- _Directive_
Print the lines from the one that contains "Generate a Python" to the one that contains "cx, cy, r = 490, H - 260, 190", inclusive, exactly as they appear, and please drop any pictures.

+ + + +

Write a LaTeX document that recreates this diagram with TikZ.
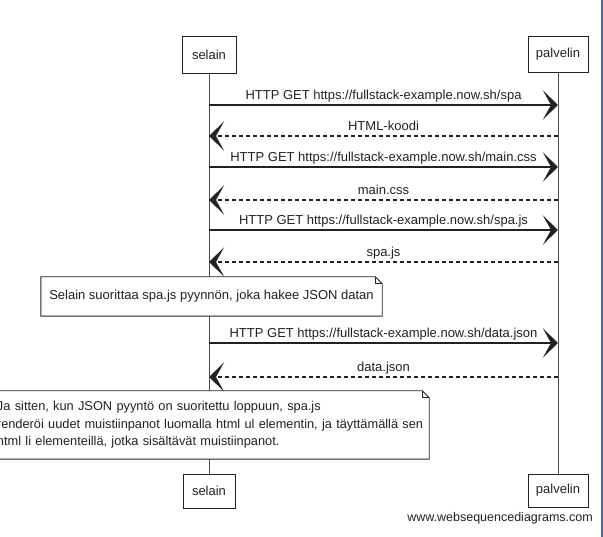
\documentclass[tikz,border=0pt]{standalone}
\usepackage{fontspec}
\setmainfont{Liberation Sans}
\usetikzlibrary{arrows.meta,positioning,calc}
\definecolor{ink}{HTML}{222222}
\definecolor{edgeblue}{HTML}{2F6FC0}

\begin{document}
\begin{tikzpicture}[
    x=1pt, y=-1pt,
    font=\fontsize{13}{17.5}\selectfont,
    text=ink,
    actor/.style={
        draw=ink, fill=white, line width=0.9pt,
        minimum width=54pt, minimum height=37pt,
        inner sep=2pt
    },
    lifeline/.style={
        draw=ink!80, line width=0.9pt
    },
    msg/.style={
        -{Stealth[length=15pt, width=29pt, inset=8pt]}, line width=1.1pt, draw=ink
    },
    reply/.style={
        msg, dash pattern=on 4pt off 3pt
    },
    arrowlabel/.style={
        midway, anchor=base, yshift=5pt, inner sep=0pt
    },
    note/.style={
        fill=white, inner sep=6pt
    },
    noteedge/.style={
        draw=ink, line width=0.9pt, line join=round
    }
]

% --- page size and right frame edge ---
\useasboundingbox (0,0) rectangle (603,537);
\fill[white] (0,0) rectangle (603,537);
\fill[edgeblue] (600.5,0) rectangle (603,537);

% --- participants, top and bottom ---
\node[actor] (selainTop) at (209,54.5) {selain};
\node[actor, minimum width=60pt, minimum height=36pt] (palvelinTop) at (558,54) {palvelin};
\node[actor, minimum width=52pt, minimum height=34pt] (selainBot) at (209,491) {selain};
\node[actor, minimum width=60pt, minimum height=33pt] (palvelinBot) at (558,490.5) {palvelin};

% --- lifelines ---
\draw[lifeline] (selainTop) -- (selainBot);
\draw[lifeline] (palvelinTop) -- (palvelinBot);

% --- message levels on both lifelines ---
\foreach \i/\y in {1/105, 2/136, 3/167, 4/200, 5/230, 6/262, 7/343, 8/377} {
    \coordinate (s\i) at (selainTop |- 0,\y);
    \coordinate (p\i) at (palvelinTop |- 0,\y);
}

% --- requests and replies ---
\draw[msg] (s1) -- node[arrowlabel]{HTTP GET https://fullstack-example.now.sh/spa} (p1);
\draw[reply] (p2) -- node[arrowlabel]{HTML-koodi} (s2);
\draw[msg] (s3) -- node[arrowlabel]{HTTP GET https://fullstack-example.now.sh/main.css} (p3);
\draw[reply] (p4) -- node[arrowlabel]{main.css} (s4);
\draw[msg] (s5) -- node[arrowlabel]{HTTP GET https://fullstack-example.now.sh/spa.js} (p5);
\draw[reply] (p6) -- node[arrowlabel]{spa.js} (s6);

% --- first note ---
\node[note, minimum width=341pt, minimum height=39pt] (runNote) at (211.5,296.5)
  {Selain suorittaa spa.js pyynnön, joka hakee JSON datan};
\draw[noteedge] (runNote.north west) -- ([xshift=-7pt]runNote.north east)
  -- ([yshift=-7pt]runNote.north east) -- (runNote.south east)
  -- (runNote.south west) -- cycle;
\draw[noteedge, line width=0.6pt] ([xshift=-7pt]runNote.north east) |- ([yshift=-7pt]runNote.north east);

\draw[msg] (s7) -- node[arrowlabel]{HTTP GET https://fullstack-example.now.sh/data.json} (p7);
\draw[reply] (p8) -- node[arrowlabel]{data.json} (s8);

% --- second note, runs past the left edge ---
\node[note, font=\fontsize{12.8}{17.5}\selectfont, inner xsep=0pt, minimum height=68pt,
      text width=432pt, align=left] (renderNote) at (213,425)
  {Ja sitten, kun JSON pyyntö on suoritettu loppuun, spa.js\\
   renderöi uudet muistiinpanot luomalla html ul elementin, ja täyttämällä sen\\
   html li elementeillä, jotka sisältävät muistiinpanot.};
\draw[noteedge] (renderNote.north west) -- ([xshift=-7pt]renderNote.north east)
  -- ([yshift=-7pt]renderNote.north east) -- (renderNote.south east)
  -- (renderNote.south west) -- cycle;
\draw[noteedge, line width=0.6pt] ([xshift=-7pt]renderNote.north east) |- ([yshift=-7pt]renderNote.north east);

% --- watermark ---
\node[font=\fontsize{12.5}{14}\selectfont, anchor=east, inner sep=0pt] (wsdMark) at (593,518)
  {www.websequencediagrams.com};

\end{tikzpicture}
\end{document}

+ + + +

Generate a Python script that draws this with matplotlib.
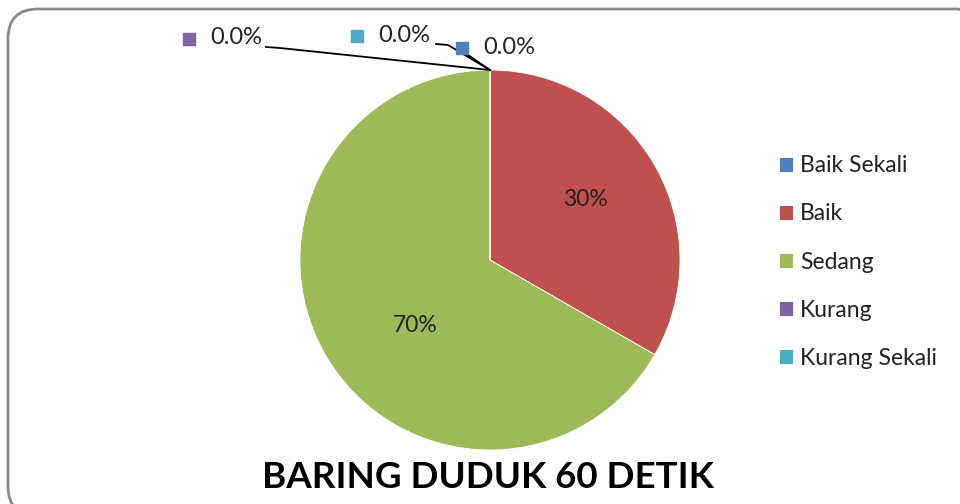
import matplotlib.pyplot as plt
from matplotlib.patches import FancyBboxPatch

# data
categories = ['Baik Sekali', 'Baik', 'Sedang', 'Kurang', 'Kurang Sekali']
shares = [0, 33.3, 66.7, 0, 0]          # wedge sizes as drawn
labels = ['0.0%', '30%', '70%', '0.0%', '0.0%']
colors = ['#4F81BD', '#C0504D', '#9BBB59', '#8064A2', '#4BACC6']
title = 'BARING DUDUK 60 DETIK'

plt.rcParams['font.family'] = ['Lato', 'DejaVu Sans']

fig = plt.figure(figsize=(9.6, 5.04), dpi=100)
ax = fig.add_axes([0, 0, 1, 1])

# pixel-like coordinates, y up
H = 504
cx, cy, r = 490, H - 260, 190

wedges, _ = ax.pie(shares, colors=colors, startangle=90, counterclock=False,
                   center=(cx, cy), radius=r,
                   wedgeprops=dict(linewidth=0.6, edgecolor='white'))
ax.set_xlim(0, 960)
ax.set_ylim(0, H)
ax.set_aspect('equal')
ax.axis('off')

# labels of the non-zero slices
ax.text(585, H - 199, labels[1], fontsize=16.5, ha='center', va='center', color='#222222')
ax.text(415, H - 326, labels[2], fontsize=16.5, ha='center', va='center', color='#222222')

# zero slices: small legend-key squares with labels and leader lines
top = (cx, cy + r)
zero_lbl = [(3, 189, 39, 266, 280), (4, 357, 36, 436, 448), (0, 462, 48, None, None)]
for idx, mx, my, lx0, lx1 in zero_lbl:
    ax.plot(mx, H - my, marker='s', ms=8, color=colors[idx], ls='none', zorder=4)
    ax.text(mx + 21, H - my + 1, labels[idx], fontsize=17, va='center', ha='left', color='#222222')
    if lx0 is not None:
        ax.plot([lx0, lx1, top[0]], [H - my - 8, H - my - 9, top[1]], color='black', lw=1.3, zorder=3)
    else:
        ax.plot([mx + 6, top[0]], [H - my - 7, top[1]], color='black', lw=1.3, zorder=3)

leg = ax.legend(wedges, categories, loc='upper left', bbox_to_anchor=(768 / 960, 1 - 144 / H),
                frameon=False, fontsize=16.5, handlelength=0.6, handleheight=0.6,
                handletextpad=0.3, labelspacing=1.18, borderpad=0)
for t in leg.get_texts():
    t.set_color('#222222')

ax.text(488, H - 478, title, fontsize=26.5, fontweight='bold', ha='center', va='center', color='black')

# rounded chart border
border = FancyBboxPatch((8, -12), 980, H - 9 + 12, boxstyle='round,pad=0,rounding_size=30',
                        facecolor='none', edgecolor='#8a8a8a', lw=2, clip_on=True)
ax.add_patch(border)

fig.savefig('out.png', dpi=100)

+ + + +

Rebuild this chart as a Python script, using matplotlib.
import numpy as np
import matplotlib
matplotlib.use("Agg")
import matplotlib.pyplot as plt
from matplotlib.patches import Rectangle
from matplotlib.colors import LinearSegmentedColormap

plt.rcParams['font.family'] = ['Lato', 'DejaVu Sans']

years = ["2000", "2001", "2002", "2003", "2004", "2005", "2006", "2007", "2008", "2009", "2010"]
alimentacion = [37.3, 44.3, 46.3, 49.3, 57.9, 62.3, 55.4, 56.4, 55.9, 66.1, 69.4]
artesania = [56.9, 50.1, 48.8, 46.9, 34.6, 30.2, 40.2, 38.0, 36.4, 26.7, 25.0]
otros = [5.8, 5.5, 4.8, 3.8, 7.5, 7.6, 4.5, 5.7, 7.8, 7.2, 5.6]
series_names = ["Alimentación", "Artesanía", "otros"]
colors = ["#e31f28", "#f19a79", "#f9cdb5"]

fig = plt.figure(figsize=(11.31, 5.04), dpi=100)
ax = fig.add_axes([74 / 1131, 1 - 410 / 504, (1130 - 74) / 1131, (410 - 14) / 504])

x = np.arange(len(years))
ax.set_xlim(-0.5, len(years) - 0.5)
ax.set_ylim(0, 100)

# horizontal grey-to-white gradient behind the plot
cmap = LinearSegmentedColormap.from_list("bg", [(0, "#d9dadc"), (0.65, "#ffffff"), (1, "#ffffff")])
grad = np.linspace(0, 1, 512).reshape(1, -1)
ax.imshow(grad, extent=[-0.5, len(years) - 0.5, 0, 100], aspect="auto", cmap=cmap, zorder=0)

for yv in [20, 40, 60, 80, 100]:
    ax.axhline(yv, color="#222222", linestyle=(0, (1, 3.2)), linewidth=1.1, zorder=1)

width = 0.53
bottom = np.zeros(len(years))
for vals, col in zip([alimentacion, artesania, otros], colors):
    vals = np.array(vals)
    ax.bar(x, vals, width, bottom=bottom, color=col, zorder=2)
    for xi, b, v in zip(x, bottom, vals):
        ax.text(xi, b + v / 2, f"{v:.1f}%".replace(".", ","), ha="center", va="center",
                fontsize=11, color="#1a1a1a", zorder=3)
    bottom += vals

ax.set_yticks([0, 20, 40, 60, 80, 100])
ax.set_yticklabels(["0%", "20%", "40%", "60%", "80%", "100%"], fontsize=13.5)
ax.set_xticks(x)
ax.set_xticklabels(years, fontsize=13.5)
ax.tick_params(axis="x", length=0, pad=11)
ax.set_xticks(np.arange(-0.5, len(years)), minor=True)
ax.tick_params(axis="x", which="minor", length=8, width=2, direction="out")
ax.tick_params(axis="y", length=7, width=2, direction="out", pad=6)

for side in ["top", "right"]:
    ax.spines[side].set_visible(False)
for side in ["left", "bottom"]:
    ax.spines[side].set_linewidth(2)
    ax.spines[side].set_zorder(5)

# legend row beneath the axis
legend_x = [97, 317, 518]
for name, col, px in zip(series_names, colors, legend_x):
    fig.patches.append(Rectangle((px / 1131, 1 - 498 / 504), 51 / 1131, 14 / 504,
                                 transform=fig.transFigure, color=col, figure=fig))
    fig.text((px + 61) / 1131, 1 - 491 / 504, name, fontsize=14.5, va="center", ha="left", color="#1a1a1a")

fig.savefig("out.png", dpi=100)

+ + + +

- _Exercise response_
Generate a Python script that draws this with matplotlib.
import matplotlib.pyplot as plt
from matplotlib.patches import FancyBboxPatch

# data
categories = ['Baik Sekali', 'Baik', 'Sedang', 'Kurang', 'Kurang Sekali']
shares = [0, 33.3, 66.7, 0, 0]          # wedge sizes as drawn
labels = ['0.0%', '30%', '70%', '0.0%', '0.0%']
colors = ['#4F81BD', '#C0504D', '#9BBB59', '#8064A2', '#4BACC6']
title = 'BARING DUDUK 60 DETIK'

plt.rcParams['font.family'] = ['Lato', 'DejaVu Sans']

fig = plt.figure(figsize=(9.6, 5.04), dpi=100)
ax = fig.add_axes([0, 0, 1, 1])

# pixel-like coordinates, y up
H = 504
cx, cy, r = 490, H - 260, 190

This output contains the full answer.